Guidance Most real-world code has repeated customization patterns. Common ones: the same spine removal code applied to every chart (should become a function), the same figsize used everywhere (should become an rcParam), the same colors hardcoded across files (should become a shared palette). Identify one specific pattern and show how to factor it out.

C.5 ★★★ | Evaluate

The chapter's threshold concept says that professional matplotlib is systematic. Defend or critique this claim. Are there contexts where ad-hoc customization is actually better than a systematic style system? Where is the line between "appropriate customization" and "inconsistent code smell"?

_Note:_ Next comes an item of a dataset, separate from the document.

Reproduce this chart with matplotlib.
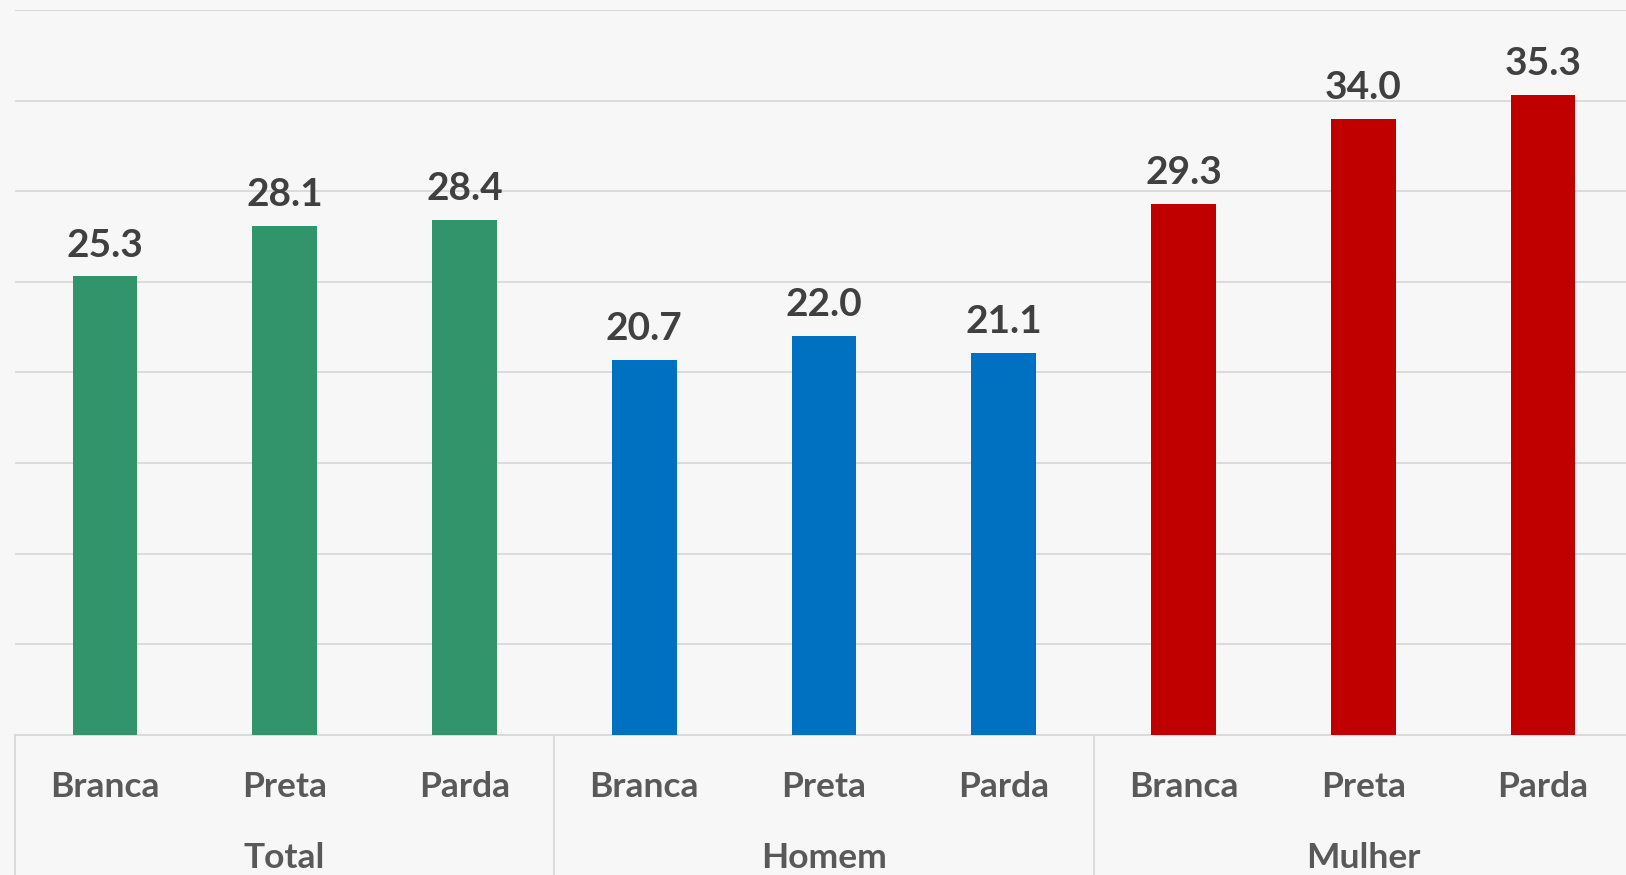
import matplotlib.pyplot as plt

# data
groups = ['Total', 'Homem', 'Mulher']
races = ['Branca', 'Preta', 'Parda']
total = [25.3, 28.1, 28.4]
homem = [20.7, 22.0, 21.1]
mulher = [29.3, 34.0, 35.3]
group_colors = ['#31946A', '#0070C0', '#C00000']

plt.rcParams['font.family'] = ['Lato', 'DejaVu Sans']

fig = plt.figure(figsize=(16.26, 8.75), dpi=100, facecolor='#F7F7F7')
ax = fig.add_axes([15 / 1626, 1 - 735 / 875, 1618 / 1626, (735 - 10) / 875])
ax.set_facecolor('#F7F7F7')

values = total + homem + mulher
colors = [c for c in group_colors for _ in races]
labels = races * len(groups)
x = list(range(len(values)))

ax.bar(x, values, width=0.36, color=colors, zorder=3)
for xi, v in zip(x, values):
    ax.annotate(f'{v:.1f}', (xi, v), xytext=(0, 10), textcoords='offset points',
                ha='center', va='bottom', fontsize=28, fontweight='bold',
                color='#404040')

ax.set_xlim(-0.5, len(values) - 0.5)
ax.set_ylim(0, 40)
ax.set_yticks(range(0, 41, 5))
ax.yaxis.grid(True, color='#D9D9D9', linewidth=1.3, zorder=0)
ax.tick_params(axis='y', left=False, labelleft=False)
ax.set_xticks(x)
ax.set_xticklabels(labels, fontsize=25.5, fontweight='bold', color='#595959')
ax.tick_params(axis='x', length=0, pad=26)

for s in ['top', 'right', 'left']:
    ax.spines[s].set_visible(False)
ax.spines['bottom'].set_color('#D9D9D9')
ax.spines['bottom'].set_linewidth(1.3)

# group separators and group names
trans = ax.get_xaxis_transform()
for sep in [-0.5, 2.5, 5.5]:
    ax.plot([sep, sep], [0, -0.25], transform=trans, color='#D9D9D9',
            linewidth=1.3, clip_on=False)
for i, g in enumerate(groups):
    ax.text(i * 3 + 1, -0.17, g, transform=trans, ha='center', va='center',
            fontsize=25.5, fontweight='bold', color='#595959')

fig.savefig('out.png', dpi=100, facecolor=fig.get_facecolor())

Guidance The chapter's claim is probably right for most practitioners who produce many charts. But ad-hoc customization might be appropriate for one-off charts that will never be reproduced, for experimental charts that are still in flux, or for charts that intentionally break the house style for rhetorical effect. The line is judgment: a style system is a default, not a commandment, and deliberate deviations from the default are part of professional practice.

These exercises are hands-on. The payoff for doing them is large: once you have built a personal style function and a custom .mplstyle file, every subsequent chart you produce inherits your discipline automatically. Do at least five Part B exercises before moving on to Chapter 13.